Here we go again. Puppetry of the Penis is back for another run in the Twin Cities, this time at Pantages Theatre in Minneapolis. Billed as a presentation of "the ancient Australian art of genital origami," it includes such installations as "The Pelican," "The Loch Ness Monster," and "The Hamburger." This Friday night at 7pm and 9:30pm.
Looking for something a little more family friendly? Swede Hollow Park hosts its first annual Plein Air Art Festival. Painters will paint, kids will be provided chalk to make their own art on the sidewalks, and former Hamm's Brewery employees will be on hand to share stories of the good old days. Saturday, May 22 beginning at 10am.
So that's what I've got - what are you doing this weekend?
Posted at 3:20 PM on May 19, 2010
by Marianne Combs
Filed under: Galleries
The College of St. Benedict and St. John's University in Collegeville present "Trails and Parallels", twenty-eight works by artist Dean Ebben. Ebben (a Minnesota native who now lives in New York) creates fragmented visual narratives that offer various paths for the viewer to explore, whether it's through video, prints, or sculpture. Ebben says he's attempting to put the audience in his own footsteps and then have them make parallels to their own lives.

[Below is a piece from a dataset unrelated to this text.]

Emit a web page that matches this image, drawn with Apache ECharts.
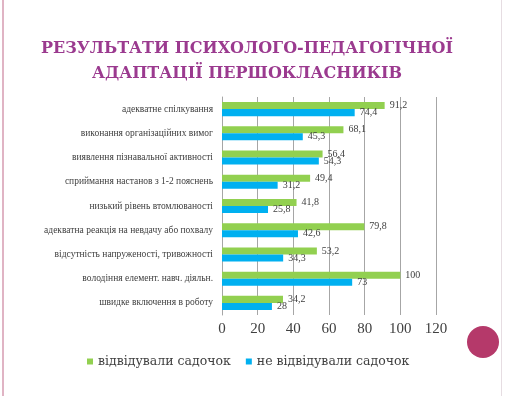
<!DOCTYPE html>
<html><head><meta charset="utf-8">
<script src="https://cdn.jsdelivr.net/npm/echarts@6/dist/echarts.min.js"></script>
<style>html,body{margin:0;padding:0;background:#fff}#c{width:506px;height:396px}</style>
</head><body><div id="c"></div>
<script>
const categories = [
  'адекватне спілкування',
  'виконання організаційних вимог',
  'виявлення пізнавальної активності',
  'сприймання настанов з 1-2 пояснень',
  'низький рівень втомлюваності',
  'адекватна реакція на невдачу або похвалу',
  'відсутність напруженості, тривожності',
  'володіння елемент. навч. діяльн.',
  'швидке включення в роботу'
];
const attended = [91.2, 68.1, 56.4, 49.4, 41.8, 79.8, 53.2, 100, 34.2];
const notAttended = [74.4, 45.3, 54.3, 31.2, 25.8, 42.6, 34.3, 73, 28];
const seriesNames = ['відвідували садочок', 'не відвідували садочок'];
const titleText = 'РЕЗУЛЬТАТИ ПСИХОЛОГО-ПЕДАГОГІЧНОЇ\nАДАПТАЦІЇ ПЕРШОКЛАСНИКІВ';

const lib = 'Liberation Serif';
const dvs = 'DejaVu Serif';
const chart = echarts.init(document.getElementById('c'));
const fmt = p => String(p.value).replace('.', ',');
chart.setOption({
  animation: false,
  backgroundColor: '#fff',
  textStyle: { fontFamily: dvs },
  title: {
    text: titleText, left: 242, top: 31, textAlign: 'center',
    textStyle: { fontFamily: dvs, fontWeight: 'bold', fontSize: 16, color: '#9b3a8f', lineHeight: 25 }
  },
  graphic: [
    { type: 'rect', shape: { x: 2, y: 0, width: 2, height: 396 }, style: { fill: '#e0b4c4' } },
    { type: 'rect', shape: { x: 501, y: 0, width: 1, height: 396 }, style: { fill: '#e6dde2' } },
    { type: 'circle', shape: { cx: 483, cy: 342, r: 16 }, style: { fill: '#b5396a' } }
  ],
  legend: {
    data: seriesNames, top: 350, left: 82, itemWidth: 6, itemHeight: 6, itemGap: 15,
    icon: 'rect',
    formatter: name => '{t|' + name + '}',
    textStyle: { fontFamily: dvs, fontSize: 12.5, color: '#404040',
      rich: { t: { fontFamily: dvs, fontSize: 12.5, color: '#404040' } } }
  },
  grid: { left: 222, right: 70, top: 97, bottom: 81 },
  xAxis: {
    type: 'value', min: 0, max: 120, interval: 20,
    axisLine: { show: false }, axisTick: { show: false },
    splitLine: { lineStyle: { color: '#a6a6a6', width: 1 } },
    axisLabel: { fontFamily: lib, fontSize: 15, color: '#404040', margin: 7 }
  },
  yAxis: {
    type: 'category', data: categories, inverse: true,
    axisLine: { lineStyle: { color: '#a6a6a6' } },
    axisTick: { length: 4, lineStyle: { color: '#a6a6a6' } },
    axisLabel: { fontFamily: lib, fontSize: 9.5, color: '#404040', margin: 9 }
  },
  series: [
    { name: seriesNames[0], type: 'bar', data: attended, itemStyle: { color: '#92d050' },
      barGap: '0%', barCategoryGap: '42%',
      label: { show: true, position: 'right', formatter: fmt, fontFamily: lib, fontSize: 10, color: '#404040', distance: 5 } },
    { name: seriesNames[1], type: 'bar', data: notAttended, itemStyle: { color: '#00b0f0' },
      barGap: '0%', barCategoryGap: '42%',
      label: { show: true, position: 'right', formatter: fmt, fontFamily: lib, fontSize: 10, color: '#404040', distance: 5 } }
  ]
});
</script></body></html>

Trails tend to wind through a place, some over grown and dangerous, some manicured and well traveled. Trails often disappear and reappear over time. Parallels run in straight or curved lines. They travel in unison, always the same, along the equator or in our cities and maps. I find that my ideas and experiences have this duality.

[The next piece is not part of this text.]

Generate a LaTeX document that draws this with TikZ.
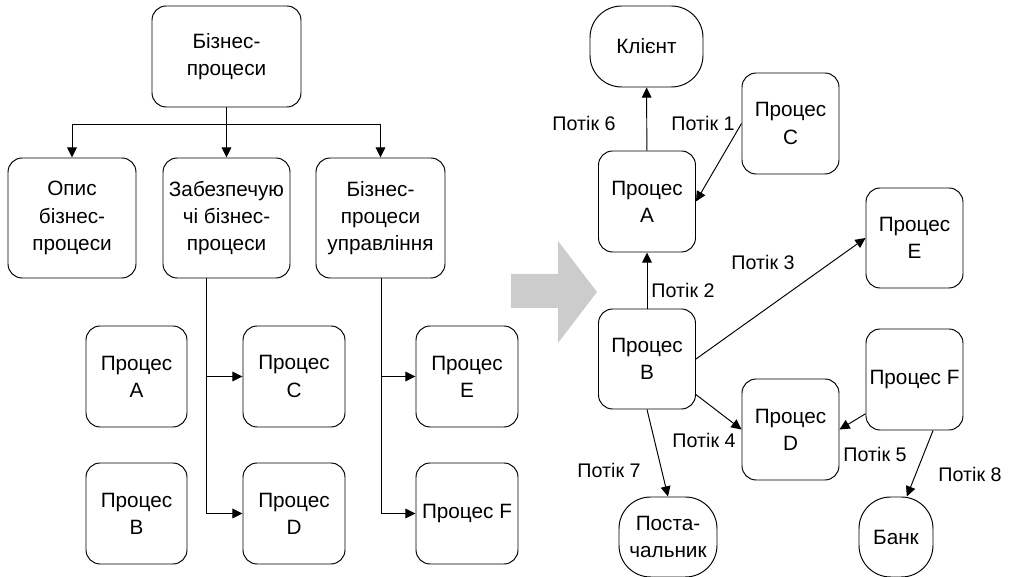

"Trails and Parallels" brings together a series of works that span six years, constructed through whatever means possible to convey a particular ideas. The most ethereal of those works might be the blue and white cyanotypes.
Cyanotype is a non-silver photo process and is one of the first forms of photography. I use the sun to expose the image on sensitized paper or fabric. I use objects to create a resist to light. Cyanotype is great because it is recording the rotation of the earth through the shadows of the objects that are being used as a resist to light. The object leaves an ambiguous image, which I have juxtaposed with text or video.
For me art making and life seem to go hand-in-hand; there is less definition between making things and going about my daily life. Similar to the cyanotype that is recording the day in which it was made, much of what I make has an imprint of what was going on at the time.
Brooklyn Bridge, 2006
In the 15-minute video "Brooklyn Bridge" a simple walk becomes an almost Herculean task. The subject of the video is wearing shoes that are affixed to large buckets, forcing him to take arduous steps as he traverses the bridge. Ebben says he imagines the "bucket walker" to be not unlike the Greek character Sisyphus who is eternally pushing a boulder uphill. The bucket walker makes his way south through Queens and Brooklyn until he reaches the Brooklyn Bridge to begin his walk again, forever creating this pattern.
Ebben says his performance and video work tend to put the performer in a compromised situation. Performers in his videos are often times asked to complete a task that was awkward and imposed. Ebben says while the performers may feel uncomfortable in the situation, they often make some personal discoveries in the process.
They are put in a situation they normally don't find themselves; yet they often adapt to the situation. Walking with the buckets becomes easier, maybe less or more painful. People reflect on their own abilities. It changes peoples perspectives and how they perceive themselves.
Often times Ebben's imagery involves binding his feet or his hands. Other pieces in the exhibition include a woven tapestry, a ladder made from canes and a series of guache paintings. The exhibition runs May 27 - July 22 in the Alice R. Rogers and Target Galleries on the College of St. Benedict and St. John's University campus.